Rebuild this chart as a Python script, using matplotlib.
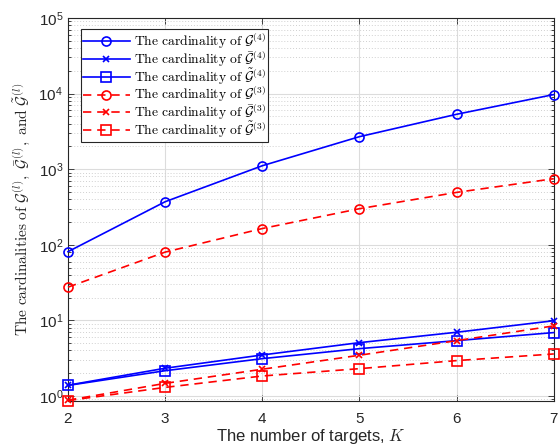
import numpy as np
import matplotlib
matplotlib.use('Agg')
import matplotlib.pyplot as plt

plt.rcParams['font.family'] = ['Liberation Sans', 'DejaVu Sans']
plt.rcParams['mathtext.fontset'] = 'cm'

# Number of targets
K = [2, 3, 4, 5, 6, 7]

# Cardinalities for l = 4
card_G4 = [81, 371, 1110, 2690, 5320, 9700]
card_Gbar4 = [1.39, 2.33, 3.49, 5.08, 6.97, 9.9]
card_Gtil4 = [1.38, 2.16, 3.12, 4.23, 5.4, 6.9]

# Cardinalities for l = 3
card_G3 = [27.5, 80, 164, 300, 493, 748]
card_Gbar3 = [0.88, 1.47, 2.26, 3.46, 5.4, 8.46]
card_Gtil3 = [0.87, 1.30, 1.84, 2.30, 2.94, 3.6]

series = [
    (card_G4, 'b', '-', 'o', r'$\mathrm{The\ cardinality\ of\ }\mathcal{G}^{(4)}$'),
    (card_Gbar4, 'b', '-', 'x', r'$\mathrm{The\ cardinality\ of\ }\bar{\mathcal{G}}^{(4)}$'),
    (card_Gtil4, 'b', '-', 's', r'$\mathrm{The\ cardinality\ of\ }\tilde{\mathcal{G}}^{(4)}$'),
    (card_G3, 'r', '--', 'o', r'$\mathrm{The\ cardinality\ of\ }\mathcal{G}^{(3)}$'),
    (card_Gbar3, 'r', '--', 'x', r'$\mathrm{The\ cardinality\ of\ }\bar{\mathcal{G}}^{(3)}$'),
    (card_Gtil3, 'r', '--', 's', r'$\mathrm{The\ cardinality\ of\ }\tilde{\mathcal{G}}^{(3)}$'),
]

fig = plt.figure(figsize=(5.6, 4.48), dpi=100)
ax = fig.add_axes([0.1214, 0.105, 0.8676, 0.855])

for vals, col, ls, mk, lab in series:
    ms = 5 if mk == 'x' else 6.5
    line, = ax.plot(K, vals, color=col, linestyle=ls, marker=mk, markersize=ms,
                    markerfacecolor='none', markeredgewidth=1.2, linewidth=1.2,
                    label=lab, clip_on=False, zorder=3)
    if ls == '--':
        line.set_dashes((5, 3.5))

ax.set_yscale('log')
ax.set_xlim(2, 7)
ax.set_ylim(0.86, 1e5)
ax.set_xticks(K)
ax.set_yticks([1, 10, 100, 1e3, 1e4, 1e5])

# MATLAB-like grid: solid major lines, dotted minor lines on the log axis
ax.grid(True, which='major', color='#dcdcdc', linewidth=0.8, linestyle='-')
ax.grid(True, which='minor', axis='y', color='#d0d0d0', linewidth=0.7, linestyle=(0, (1, 2)))
ax.set_axisbelow(True)

ax.tick_params(which='both', direction='in', top=True, right=True, labelsize=11,
               colors='#262626', width=0.6)
ax.tick_params(which='major', length=4.5)
ax.tick_params(which='minor', length=2.5)
ax.tick_params(axis='x', pad=8.0)
for sp in ax.spines.values():
    sp.set_color('#262626')
    sp.set_linewidth(0.8)

ax.set_xlabel(r'The number of targets, $K$', fontsize=12, color='#262626', labelpad=1)
ax.set_ylabel(r'$\mathrm{The\ cardinalities\ of\ }\mathcal{G}^{(l)},\ \bar{\mathcal{G}}^{(l)},\ \mathrm{and\ }\tilde{\mathcal{G}}^{(l)}$',
              fontsize=11.1, color='#262626', labelpad=5)

leg = ax.legend(loc='upper left', bbox_to_anchor=(0.026, 0.9705), fontsize=9.8,
                handlelength=3.5, handletextpad=0.3, labelspacing=-0.17,
                borderpad=0.15, borderaxespad=0, fancybox=False, framealpha=1)
leg.get_frame().set_edgecolor('#262626')
leg.get_frame().set_linewidth(0.8)

plt.savefig('out.png', dpi=100)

** Stated task **
From the data above, copy each line where the string "matplotlib" appears.

** Complete output **
Rebuild this chart as a Python script, using matplotlib.
import matplotlib
matplotlib.use('Agg')
import matplotlib.pyplot as plt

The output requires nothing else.